If you want to find it, you'll have to do it algorithmically. Exhaustive computer programs can do it, if you have the prowess.

Also, kudos on having your own webpage

 

[pgp_protector]

Sounds like a variation of the travelling salesman problem called the travelling tourist problem. I know that to find the Hamiltonian cycle is NP-complete, and there is no general solution - but you want to find the most efficient route that doesn't necessarily only visit each node once. You might investigate Eulerian cycles, which visit each edge once but each node multiple times - since you have no edges, you could arbitrarily create them, perhaps? That said, since your nodes are unconnected, I suspect there is a Hamiltonian cycle after all.

If you want to find it, you'll have to do it algorithmically. Exhaustive computer programs can do it, if you have the prowess.

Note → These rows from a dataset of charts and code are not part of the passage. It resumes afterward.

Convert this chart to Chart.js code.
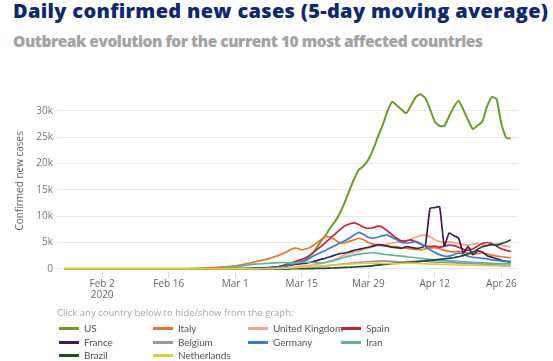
<!DOCTYPE html>
<html lang="en">
<head>
<meta charset="UTF-8">
<title>Daily confirmed new cases</title>
<script src="https://cdn.jsdelivr.net/npm/chart.js@4.4.1/dist/chart.umd.min.js"></script>
<style>
  body{ margin:0; background:#fff; width:553px; height:361px; overflow:hidden; position:relative; font-family:'Open Sans', sans-serif; }
  #chartBox{ position:absolute; left:0; top:0; width:553px; height:310px; }
  .title{ position:absolute; left:13px; top:-1px; font-size:20px; font-weight:800; color:#10296a; white-space:nowrap; line-height:24px; }
  .subtitle{ position:absolute; left:13px; top:31px; font-size:15.5px; font-weight:800; color:#a3a3a3; white-space:nowrap; line-height:20px; }
  .hint{ position:absolute; left:57px; top:306px; font-size:9.5px; color:#a6a6a6; white-space:nowrap; line-height:13px; }
  .item{ position:absolute; font-family:Lato, sans-serif; font-size:10px; color:#555; white-space:nowrap; line-height:12px; letter-spacing:-0.1px; }
  .item i{ display:inline-block; width:20px; height:2.5px; vertical-align:middle; margin-right:5px; position:relative; top:-1px; }
</style>
</head>
<body>
<div class="title" id="title">Daily confirmed new cases (5-day moving average)</div>
<div class="subtitle" id="subtitle">Outbreak evolution for the current 10 most affected countries</div>
<div id="chartBox"><canvas id="chart" width="553" height="310"></canvas></div>
<div class="hint">Click any country below to hide/show from the graph:</div>
<div id="legend"></div>
<script>
// day 0 = Jan 25 2020, last day = Apr 28 2020
const tickDays = [8, 22, 36, 50, 64, 78, 92];
const tickLabels = [['Feb 2', '2020'], 'Feb 16', 'Mar 1', 'Mar 15', 'Mar 29', 'Apr 12', 'Apr 26'];
const yTicks = [0, 5000, 10000, 15000, 20000, 25000, 30000];

const countries = ['US', 'Italy', 'United Kingdom', 'Spain', 'France', 'Belgium', 'Germany', 'Iran', 'Brazil', 'Netherlands'];
const colors = ['#6b9a2e', '#e8732a', '#f2a48c', '#c8203c', '#3f1f4c', '#9a93b2', '#3b7bd2', '#5fb3a2', '#1f4a30', '#e8cb3c'];

const us = [
  0,0,0,0,0,0,0,0,0,0,
  0,0,0,0,0,0,0,0,0,0,
  0,0,0,0,0,0,0,0,0,0,
  0,0,2,4,6,8,10,15,20,30,
  45,70,100,150,220,320,430,560,750,1000,
  1300,1800,2700,3800,5200,6300,7800,9000,10500,12500,
  14800,17000,18800,19500,20700,22600,25000,27200,29800,31700,
  31000,30200,29500,31000,32600,33100,32400,30300,27900,27100,
  27100,28900,30700,31900,30200,28200,26500,27200,27900,30800,
  32600,32200,27500,24900,24700];
const italy = [
  0,0,0,0,0,0,0,0,0,0,
  0,0,0,0,0,0,0,0,0,0,
  0,0,0,0,0,5,20,50,80,120,
  180,230,280,330,380,450,550,700,900,1100,
  1300,1500,1700,1900,2200,2500,2900,3300,3800,3900,
  3600,3800,4200,4800,5500,6100,6000,5500,5000,4900,
  5200,5500,5800,5500,5000,4700,4500,4400,4300,4200,
  4200,4000,3900,3800,3700,3600,3800,3900,4000,3800,
  3500,3300,3200,3300,3200,3000,2800,2900,3000,2800,
  2600,2400,2300,2200,2100];
const uk = [
  0,0,0,0,0,0,0,0,0,0,
  0,0,0,0,0,0,0,0,0,0,
  0,0,0,0,0,0,0,0,0,0,
  0,0,0,0,0,1,2,3,5,8,
  10,20,30,50,80,120,170,230,300,400,
  500,600,700,850,1000,1200,1500,1800,2200,2600,
  2900,3100,3400,3700,3900,4200,4400,4500,4700,4900,
  5000,5200,5400,5600,6000,6300,6400,6100,5500,5200,
  5000,5100,5000,4800,4600,4500,4700,4800,4600,4500,
  4600,4700,4500,4300,4200];
const spain = [
  0,0,0,0,0,0,0,0,0,0,
  0,0,0,0,0,0,0,0,0,0,
  0,0,0,0,0,0,0,0,0,0,
  0,0,0,0,0,1,2,4,8,12,
  20,40,80,150,250,400,600,900,1200,1500,
  1800,2200,2800,3500,4200,5000,5800,6600,7400,8100,
  8500,8700,8400,7900,7700,7800,8100,7900,7200,6500,
  5800,5300,5300,5500,5100,4700,4300,4200,4300,4100,
  4300,4500,4400,4100,3700,3500,3800,4300,4800,5000,
  4800,4300,3800,3500,3300];
const france = [
  0,0,0,0,0,0,0,0,0,0,
  0,0,0,0,0,0,0,0,0,0,
  0,0,0,0,0,0,0,0,0,0,
  0,0,0,0,5,10,20,40,60,90,
  120,160,200,250,320,400,500,650,800,900,
  1000,1100,1300,1500,1800,2000,2300,2600,2900,3000,
  3200,3500,3700,3900,4100,4300,4600,4500,4300,4100,
  4000,3900,4200,4100,3900,4000,4400,11500,11600,11800,
  4300,6800,6300,5800,3000,4200,2700,3400,3200,2500,
  2200,1900,1600,1400,1300];
const belgium = [
  0,0,0,0,0,0,0,0,0,0,
  0,0,0,0,0,0,0,0,0,0,
  0,0,0,0,0,0,0,0,0,0,
  0,0,0,0,0,0,0,0,0,0,
  0,2,5,10,20,40,60,90,120,160,
  200,240,300,380,460,550,650,750,850,950,
  1050,1150,1250,1300,1350,1400,1450,1500,1450,1400,
  1350,1300,1350,1400,1450,1500,1400,1350,1300,1250,
  1250,1200,1150,1100,1100,1050,1000,950,900,850,
  800,750,700,680,650];
const germany = [
  0,0,0,0,0,0,0,0,0,0,
  0,0,0,0,0,0,0,0,0,0,
  0,0,0,0,0,0,0,0,0,0,
  0,0,0,0,0,2,5,10,15,25,
  40,70,110,160,230,320,450,650,900,1100,
  1400,1700,2200,2700,3100,3500,4000,4400,4900,5300,
  5800,6400,6900,6500,6000,5800,6000,6300,6400,6000,
  5500,5000,4900,5000,5200,4800,4200,3600,3100,2700,
  2400,2400,2700,3000,2800,2400,2200,2100,2000,1900,
  1700,1600,1500,1400,1400];
const iran = [
  0,0,0,0,0,0,0,0,0,0,
  0,0,0,0,0,0,0,0,0,0,
  0,0,0,0,0,0,0,0,5,10,
  20,40,70,110,160,230,330,450,600,750,
  880,950,1000,1050,1100,1150,1200,1150,1100,1150,
  1200,1250,1200,1150,1100,1200,1400,1600,1900,2200,
  2400,2600,2800,2900,3000,3050,2950,2800,2700,2600,
  2500,2400,2300,2200,2100,2000,1900,1800,1700,1600,
  1550,1500,1450,1400,1350,1300,1250,1200,1150,1100,
  1050,1000,1000,1000,1000];
const brazil = [
  0,0,0,0,0,0,0,0,0,0,
  0,0,0,0,0,0,0,0,0,0,
  0,0,0,0,0,0,0,0,0,0,
  0,0,0,0,0,0,0,0,0,0,
  0,0,1,2,4,6,8,10,12,15,
  20,30,40,60,80,100,140,180,220,260,
  300,350,400,450,500,600,700,800,900,1000,
  1100,1150,1200,1250,1300,1400,1500,1600,1700,1800,
  1900,2000,2100,2300,2500,2800,3200,3700,4200,4400,
  4600,4500,4800,5100,5500];
const netherlands = [
  0,0,0,0,0,0,0,0,0,0,
  0,0,0,0,0,0,0,0,0,0,
  0,0,0,0,0,0,0,0,0,0,
  0,0,0,0,0,0,0,0,1,3,
  5,10,20,30,50,80,110,150,190,240,
  300,350,420,500,560,620,680,740,800,850,
  900,950,1000,1050,1100,1100,1080,1050,1020,1000,
  1000,1050,1100,1100,1050,1000,950,900,900,880,
  850,820,800,780,750,720,700,680,650,600,
  580,550,530,500,480];

const series = [us, italy, uk, spain, france, belgium, germany, iran, brazil, netherlands];

// stretch text to the reference width with letter-spacing
function fitWidth(id, target) {
  const el = document.getElementById(id);
  const w = el.getBoundingClientRect().width;
  const n = el.textContent.length - 1;
  el.style.letterSpacing = ((target - w) / n) + 'px';
}
fitWidth('title', 535);
fitWidth('subtitle', 470);

const datasets = series.map((vals, i) => ({
  label: countries[i],
  data: vals.map((v, d) => ({ x: d, y: v })),
  borderColor: colors[i],
  backgroundColor: colors[i],
  borderWidth: i === 0 ? 2 : 1.7,
  pointRadius: 0,
  tension: 0.15,
  order: 10 - i
}));

const tickFont = { family: "'Open Sans', sans-serif", size: 10 };

new Chart(document.getElementById('chart'), {
  type: 'line',
  data: { datasets: datasets },
  options: {
    responsive: false,
    animation: false,
    devicePixelRatio: 1,
    layout: { padding: { left: 12, right: 35.5, top: 89.6, bottom: 0 } },
    plugins: { legend: { display: false }, tooltip: { enabled: false } },
    scales: {
      x: {
        type: 'linear',
        min: -1.5,
        max: 95.4,
        afterBuildTicks: (scale) => { scale.ticks = tickDays.map(v => ({ value: v })); },
        afterFit: (scale) => { scale.height = 38; },
        ticks: {
          autoSkip: false, maxRotation: 0, padding: 0, color: '#666',
          font: { family: tickFont.family, size: 10, lineHeight: 1.15 },
          callback: (v) => tickLabels[tickDays.indexOf(v)]
        },
        grid: { drawOnChartArea: false, drawTicks: true, tickLength: 6, color: '#dcdcdc' },
        border: { display: false }
      },
      y: {
        min: -600,
        max: 34000,
        afterBuildTicks: (scale) => { scale.ticks = yTicks.map(v => ({ value: v })); },
        afterFit: (scale) => { scale.width = 45; },
        ticks: {
          padding: 4, color: '#777', font: tickFont,
          callback: (v) => v === 0 ? '0' : (v / 1000) + 'k'
        },
        grid: { drawTicks: false, color: '#e9e9e9', lineWidth: 1 },
        border: { display: false },
        title: { display: true, text: 'Confirmed new cases', color: '#666', padding: 2,
                 font: { family: tickFont.family, size: 10 } }
      }
    }
  }
});

// html legend built from the same country / colour lists
const legend = document.getElementById('legend');
const colX = [59, 153, 248, 341];
const rowY = [322, 336, 349];
countries.forEach((name, i) => {
  const d = document.createElement('div');
  d.className = 'item';
  d.style.left = colX[i % 4] + 'px';
  d.style.top = rowY[Math.floor(i / 4)] + 'px';
  d.innerHTML = '<i style="background:' + colors[i] + '"></i>' + name;
  legend.appendChild(d);
});
</script>
</body>
</html>
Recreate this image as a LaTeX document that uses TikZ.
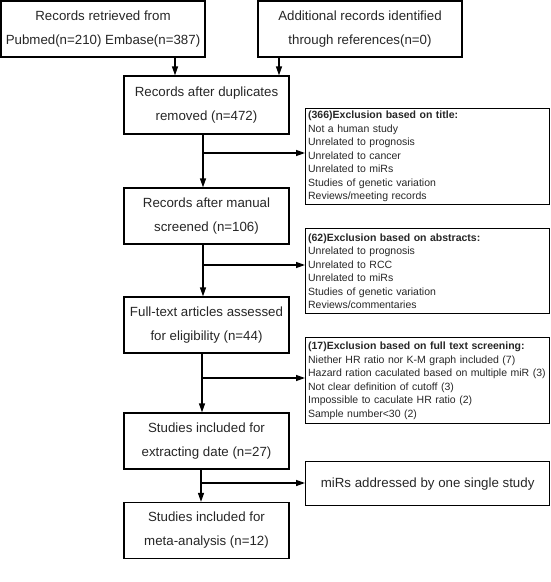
\documentclass[tikz,border=0pt]{standalone}
\usepackage{fontspec}
\setmainfont{Liberation Sans}
\usetikzlibrary{arrows.meta}
\begin{document}
\begin{tikzpicture}[x=1pt,y=-1pt,
  mainbox/.style={draw=black,line width=1.3pt,minimum width=165pt,minimum height=56pt,inner sep=0pt,align=center,text=black!85,font=\fontsize{13.3}{24}\selectfont},
  topbox/.style={mainbox,minimum width=204pt},
  sidebox/.style={draw=black,line width=1.3pt,anchor=north west,text width=239pt,inner sep=2.5pt,align=left,text=black!85,font=\fontsize{10.5}{13.5}\selectfont},
  flow/.style={line width=1.3pt,-{Triangle[length=9pt,width=6pt]}},
  plain/.style={line width=1.3pt}]
\useasboundingbox (0,0) rectangle (550,582);
\node[topbox] (b1) at (103,29) {Records retrieved from\\Pubmed(n=210) Embase(n=387)};
\node[topbox] (b2) at (360,29) {Additional records identified\\through references(n=0)};
\node[mainbox,minimum height=58pt] (b3) at (206.5,105) {Records after duplicates\\removed (n=472)};
\node[mainbox] (b4) at (206.5,216) {Records after manual\\screened (n=106)};
\node[mainbox] (b5) at (206.5,325) {Full-text articles assessed\\for eligibility (n=44)};
\node[mainbox] (b6) at (206.5,441) {Studies included for\\extracting date (n=27)};
\node[mainbox] (b7) at (206.5,530.5) {Studies included for\\meta-analysis (n=12)};
\node[sidebox,minimum height=95pt] (e1) at (305,108) {\textbf{(366)Exclusion based on title:}\\Not a human study\\Unrelated to prognosis\\Unrelated to cancer\\Unrelated to miRs\\Studies of genetic variation\\Reviews/meeting records};
\node[sidebox,minimum height=85pt] (e2) at (305,228) {\textbf{(62)Exclusion based on abstracts:}\\Unrelated to prognosis\\Unrelated to RCC\\Unrelated to miRs\\Studies of genetic variation\\Reviews/commentaries};
\node[sidebox,minimum height=86pt] (e3) at (305,337) {\textbf{(17)Exclusion based on full text screening:}\\Niether HR ratio nor K-M graph included (7)\\Hazard ration caculated based on multiple miR (3)\\Not clear definition of cutoff (3)\\Impossible to caculate HR ratio (2)\\Sample number<30 (2)};
\node[draw=black,line width=1.3pt,anchor=north west,minimum width=244pt,minimum height=44pt,inner sep=0pt,text=black!85,font=\fontsize{13.3}{24}\selectfont] (e4) at (305,461) {miRs addressed by one single study};
\coordinate (a1) at (175,0);
\coordinate (a2) at (279,0);
\coordinate (m1) at (203,0);
\coordinate (m2) at (201,0);
\coordinate (j1) at (203,153);
\coordinate (j2) at (203,265);
\coordinate (j3) at (202,378);
\coordinate (j4) at (201,483);
\draw[flow] (b1.south -| a1) -- (b3.north -| a1);
\draw[flow] (b2.south -| a2) -- (b3.north -| a2);
\draw[flow] (b3.south -| m1) -- (b4.north -| m1);
\draw[flow] (j1) -- (j1 -| e1.west);
\draw[flow] (b4.south -| m1) -- (b5.north -| m1);
\draw[flow] (j2) -- (j2 -| e2.west);
\draw[flow] (b5.south -| j3) -- (b6.north -| j3);
\draw[flow] (j3) -- (j3 -| e3.west);
\draw[flow] (b6.south -| m2) -- (b7.north -| m2);
\draw[flow] (j4) -- (j4 -| e4.west);
\end{tikzpicture}
\end{document}
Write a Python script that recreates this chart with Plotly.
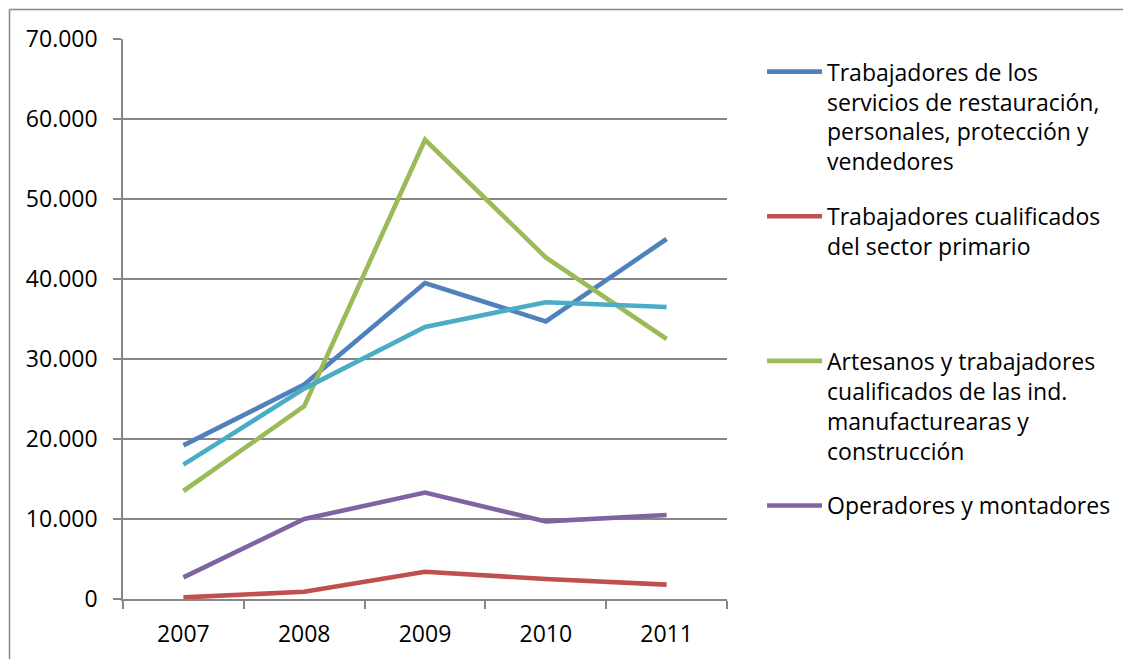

Also, kudos on having your own webpage

Thanks That gave me the proper nudge (Traveling Salesman works / Traveling Tourist won't really work)
Back to coding now

Going to be fun though, I might have up to 2000 nodes though

 

[Wiccan_Child]

Thanks That gave me the proper nudge (Traveling Salesman works / Traveling Tourist won't really work)
Back to coding now

Going to be fun though, I might have up to 2000 nodes though

 

[pgp_protector]

It's for a Robot I'm developing
Got to have it efficient in drilling holes in it's target
(Got its accuracy down to about 1/10 of a mil right now)

 

[Nabobalis]

It's for a Robot I'm developing
Got to have it efficient in drilling holes in it's target
(Got its accuracy down to about 1/10 of a mil right now)

Robots with drills? The new apocalypse?

 

[Wiccan_Child]

It's for a Robot I'm developing
Got to have it efficient in drilling holes in it's target
(Got its accuracy down to about 1/10 of a mil right now)

That's a mighty fine drilling machine - what're you drilling? Mirco black holes? Oh ho ho ho...

 

[Nabobalis]

What was your favourite module during your undergraduate degree?